ADDENDUM: A rare moment of disagreement with Noah Rothman . . . I don’t think we’ll ever see any serious “Biden nostalgia” take root within the Democratic Party or its chattering class, nor the electorate. When the Harvard-Harris survey finds “53 percent said the economy is ‘worse than it was under Biden.’ And only 47 percent believe Trump’s economy outperforms Biden’s,” that strikes me as frustration with the current guy, the same way Iranian protesters were chanting “long live the Shah” as the biggest metaphorical middle finger available to the current ruling mullahs.

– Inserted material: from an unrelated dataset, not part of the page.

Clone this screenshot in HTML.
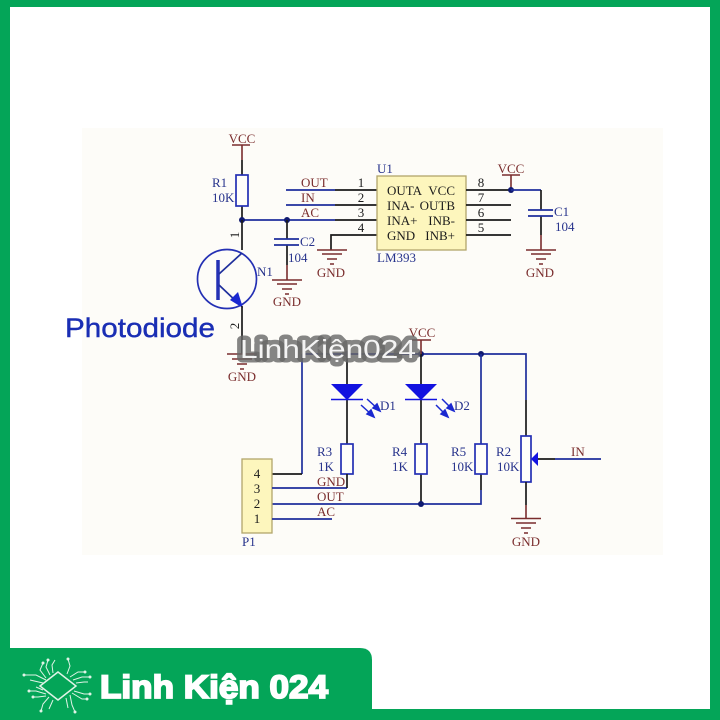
<!DOCTYPE html>
<html><head><meta charset="utf-8"><style>
html,body{margin:0;padding:0;background:#fff}svg{display:block}
text{font-family:"Liberation Serif","Noto Serif CJK SC",serif;font-size:13px}
.b{fill:#27338c}.r{fill:#7a2d2d}.k{fill:#1c1c1c}
.m{text-anchor:middle}
.w{stroke:#1f2f9c;stroke-width:1.700;fill:none}
.d{stroke:#1a1a1a;stroke-width:1.700;fill:none}
.g{stroke:#7a2d2d;stroke-width:1.600;fill:none}
.bx{stroke:#2430b4;stroke-width:1.700;fill:#fffefa}
.l{stroke:#dff3e6;stroke-width:1;fill:none}
.soft{filter:blur(.35px)}
</style></head><body>
<svg width="720" height="720" viewBox="0 0 720 720" xmlns="http://www.w3.org/2000/svg">
<rect width="720" height="720" fill="#04a558"/>
<rect x="10" y="7" width="700" height="702" fill="#fff"/>
<rect x="82" y="128" width="581" height="427" fill="#fdfcf8"/>
<g class="soft">
<!-- VCC / R1 -->
<text x="242" y="143" class="r m">VCC</text>
<path class="g" d="M232 145H250M242 145V160"/>
<path class="d" d="M242 160V175M242 206V220"/>
<rect x="236" y="175" width="12" height="31" class="bx"/>
<text x="212" y="187" class="b">R1</text>
<text x="212" y="202" class="b">10K</text>
<!-- junction row -->
<path class="w" d="M242 220H335"/><path class="d" d="M335 220H377"/>
<circle cx="242" cy="220" r="3" fill="#101a70"/><circle cx="287" cy="220" r="3" fill="#101a70"/>
<path class="d" d="M242 220V250"/>
<text transform="translate(239,235) rotate(-90)" class="k m">1</text>
<!-- C2 -->
<path class="d" d="M287 220V239M287 245V265"/><path class="g" d="M287 265V280"/>
<path class="w" d="M274 239H299M274 245H299"/>
<text x="300" y="246" class="b">C2</text>
<text x="288" y="262" class="b">104</text>
<path class="g" d="M272 280H302M277 284H297M282 289H292M285 294H289"/>
<text x="287" y="306" class="r m">GND</text>
<!-- Transistor -->
<circle cx="227" cy="279" r="29.500" fill="none" stroke="#2430b4" stroke-width="1.700"/>
<path d="M218 260V300" stroke="#2430b4" stroke-width="3.500"/>
<path class="w" d="M219 274L242 253M219 285L238 303"/>
<path d="M243 308L230 300L238 292Z" fill="#1a28d0"/>
<text x="257" y="276" class="b">N1</text>
<path class="d" d="M242 306V354"/>
<text transform="translate(239,326) rotate(-90)" class="k m">2</text>
<path class="g" d="M227 354H257M232 359H252M237 364H247M240 369H244"/>
<text x="242" y="381" class="r m">GND</text>
<text x="65" y="337" textLength="150" lengthAdjust="spacingAndGlyphs" style="font-family:'Liberation Sans',sans-serif;font-size:27px" fill="#1a2eb4" stroke="#1a2eb4" stroke-width=".4">Photodiode</text>

<!-- U1 left pins -->
<path class="w" d="M286 190H335M286 205H335"/>
<path class="d" d="M335 190H377M335 205H377M331 250V235H377"/>
<path class="g" d="M317 250H347M322 254H342M327 259H337M330 264H334"/>
<text x="301" y="187" class="r">OUT</text><text x="301" y="202" class="r">IN</text><text x="301" y="217" class="r">AC</text>
<text x="361" y="187" class="k m">1</text><text x="361" y="202" class="k m">2</text><text x="361" y="217" class="k m">3</text><text x="361" y="232" class="k m">4</text>
<text x="331" y="277" class="r m">GND</text>
<!-- U1 -->
<rect x="377" y="176" width="89" height="74" fill="#fdf6bd" stroke="#b3a56b" stroke-width="1.300"/>
<text x="377" y="173" class="b">U1</text>
<text x="377" y="262" class="b">LM393</text>
<text x="387" y="195" class="k">OUTA</text><text x="455" y="195" class="k" text-anchor="end">VCC</text>
<text x="387" y="210" class="k">INA-</text><text x="455" y="210" class="k" text-anchor="end">OUTB</text>
<text x="387" y="225" class="k">INA+</text><text x="455" y="225" class="k" text-anchor="end">INB-</text>
<text x="387" y="240" class="k">GND</text><text x="455" y="240" class="k" text-anchor="end">INB+</text>
<!-- U1 right -->
<path class="d" d="M466 190H511M466 205H511M466 220H511M466 235H511"/>
<text x="481" y="187" class="k m">8</text><text x="481" y="202" class="k m">7</text><text x="481" y="217" class="k m">6</text><text x="481" y="232" class="k m">5</text>
<text x="511" y="173" class="r m">VCC</text>
<path class="g" d="M502 175H520"/><path class="g" d="M511 175V190"/>
<circle cx="511" cy="190" r="3" fill="#101a70"/>
<path class="w" d="M511 190H541"/>
<path class="d" d="M541 190V210M541 216V235"/><path class="g" d="M541 235V250"/>
<path class="w" d="M528 210H553M528 216H553"/>
<text x="554" y="216" class="b">C1</text>
<text x="555" y="231" class="b">104</text>
<path class="g" d="M526 250H556M531 254H551M536 259H546M539 264H543"/>
<text x="540" y="277" class="r m">GND</text>

<!-- Lower net -->
<path class="w" d="M302 354H526V400"/><path class="d" d="M526 400V436"/>
<path class="w" d="M302 354V474"/><path class="d" d="M272 474H302"/>
<circle cx="347" cy="354" r="3" fill="#101a70"/><circle cx="421" cy="354" r="3" fill="#101a70"/><circle cx="481" cy="354" r="3" fill="#101a70"/>
<text x="422" y="337" class="r m">VCC</text>
<path class="g" d="M412 340H431M421 340V354"/>
<!-- D1 -->
<path class="d" d="M347 354V444"/>
<path d="M331 384H363L347 400Z" fill="#1212e0"/><path d="M331 399.500H363" stroke="#1212e0" stroke-width="1.500"/>
<g stroke="#1a28d0" stroke-width="1.500" fill="#1a28d0"><path d="M367 399L378 409"/><path d="M361 405L372 415"/><path d="M380 411L373 408L377 404Z"/><path d="M374 417L367 414L371 410Z"/></g>
<text x="380" y="410" class="b">D1</text>
<rect x="341" y="444" width="12" height="30" class="bx"/>
<text x="317" y="456" class="b">R3</text><text x="318" y="471" class="b">1K</text>
<!-- D2 -->
<path class="d" d="M421 354V444M421 474V504"/>
<path d="M405 384H437L421 400Z" fill="#1212e0"/><path d="M405 399.500H437" stroke="#1212e0" stroke-width="1.500"/>
<g stroke="#1a28d0" stroke-width="1.500" fill="#1a28d0"><path d="M442 399L452 409"/><path d="M436 405L446 415"/><path d="M454 411L447 408L451 404Z"/><path d="M448 417L441 414L445 410Z"/></g>
<text x="454" y="410" class="b">D2</text>
<rect x="415" y="444" width="12" height="30" class="bx"/>
<text x="392" y="456" class="b">R4</text><text x="392" y="471" class="b">1K</text>
<!-- R5 -->
<path class="w" d="M481 354V444"/><path class="d" d="M481 474V490"/><path class="w" d="M481 490V504H272"/>
<rect x="475" y="444" width="12" height="30" class="bx"/>
<text x="451" y="456" class="b">R5</text><text x="451" y="471" class="b">10K</text>
<circle cx="421" cy="504" r="3" fill="#101a70"/>
<!-- R2 -->
<rect x="521" y="436" width="10" height="46" class="bx"/>
<text x="496" y="456" class="b">R2</text><text x="497" y="471" class="b">10K</text>
<path d="M531 459L538 452V466Z" fill="#1212e0"/>
<path class="d" d="M538 459H555"/><path class="w" d="M555 459H601"/>
<text x="571" y="456" class="r">IN</text>
<path class="d" d="M526 482V505"/><path class="g" d="M526 505V518"/>
<path class="g" d="M511 518.500H541M516 523H536M521 528H531M524 533H528"/>
<text x="526" y="546" class="r m">GND</text>
<!-- P1 -->
<rect x="242" y="459" width="30" height="74" fill="#fdf6bd" stroke="#b3a56b" stroke-width="1.300"/>
<text x="257" y="478" class="k m">4</text><text x="257" y="493" class="k m">3</text><text x="257" y="508" class="k m">2</text><text x="257" y="523" class="k m">1</text>
<text x="242" y="546" class="b">P1</text>
<path class="w" d="M272 488H347"/><path class="d" d="M347 474V488"/>
<path class="w" d="M272 519H332"/>
<text x="317" y="486" class="r">GND</text><text x="317" y="501" class="r">OUT</text><text x="317" y="516" class="r">AC</text>
</g>

<!-- Watermark -->
<text x="240" y="358" textLength="176" lengthAdjust="spacingAndGlyphs" style="font-family:'Liberation Sans',sans-serif;font-size:26px;paint-order:stroke;stroke-linejoin:round" fill="#f4f4f4" stroke="#666" stroke-opacity=".8" stroke-width="9">LinhKiện024</text>

<!-- Banner -->
<path d="M0 648H360Q372 648 372 660V720H0Z" fill="#04a558"/>
<g class="l">
<path d="M58 672L76 686L58 700L40 686Z" stroke-width="1.500"/>
<path d="M46 678L40 670L43 663M50 675L46 667L48 660M53 673L52 665L55 660M67 674L70 666L68 659M70 677L78 672H85M73 680L82 677H90M76 683L84 682H88"/>
<path d="M46 680L36 675H24M43 683L30 680M70 695L72 705L75 712M66 698L68 708M74 691L84 694H90M72 693L82 699H87"/>
<path d="M46 694L36 691H29M43 690L36 687M49 697L43 704L41 711M53 700L49 709M46 696L38 697H33"/>
</g>
<g fill="#dff3e6"><circle cx="43" cy="663" r="1.500"/><circle cx="48" cy="660" r="1.500"/><circle cx="68" cy="659" r="1.500"/><circle cx="85" cy="672" r="1.500"/><circle cx="90" cy="677" r="1.500"/><circle cx="24" cy="675" r="1.500"/><circle cx="29" cy="691" r="1.500"/><circle cx="90" cy="694" r="1.500"/><circle cx="87" cy="699" r="1.500"/><circle cx="41" cy="711" r="1.500"/><circle cx="75" cy="712" r="1.500"/><circle cx="33" cy="697" r="1.500"/></g>
<text x="100" y="698" textLength="228" lengthAdjust="spacingAndGlyphs" style="font-family:'Liberation Sans',sans-serif;font-weight:700;font-size:32px" fill="#fff" stroke="#fff" stroke-width="1.800">Linh Kiện 024</text>
</svg>
</body></html>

The percentage of Iranians who genuinely want to see Reza Pahlavi returned to power, and/or have fond memories of Mohammad Reza Pahlavi are pretty limited — certainly not enough to overthrow the regime and establish a new form of government. But the percentage of Iranians who are so fed up with the Ayatollah and the mullahs that they’re willing to chant a version of, “You’re so awful, we miss the last guy who we thought we hated,” is considerably larger.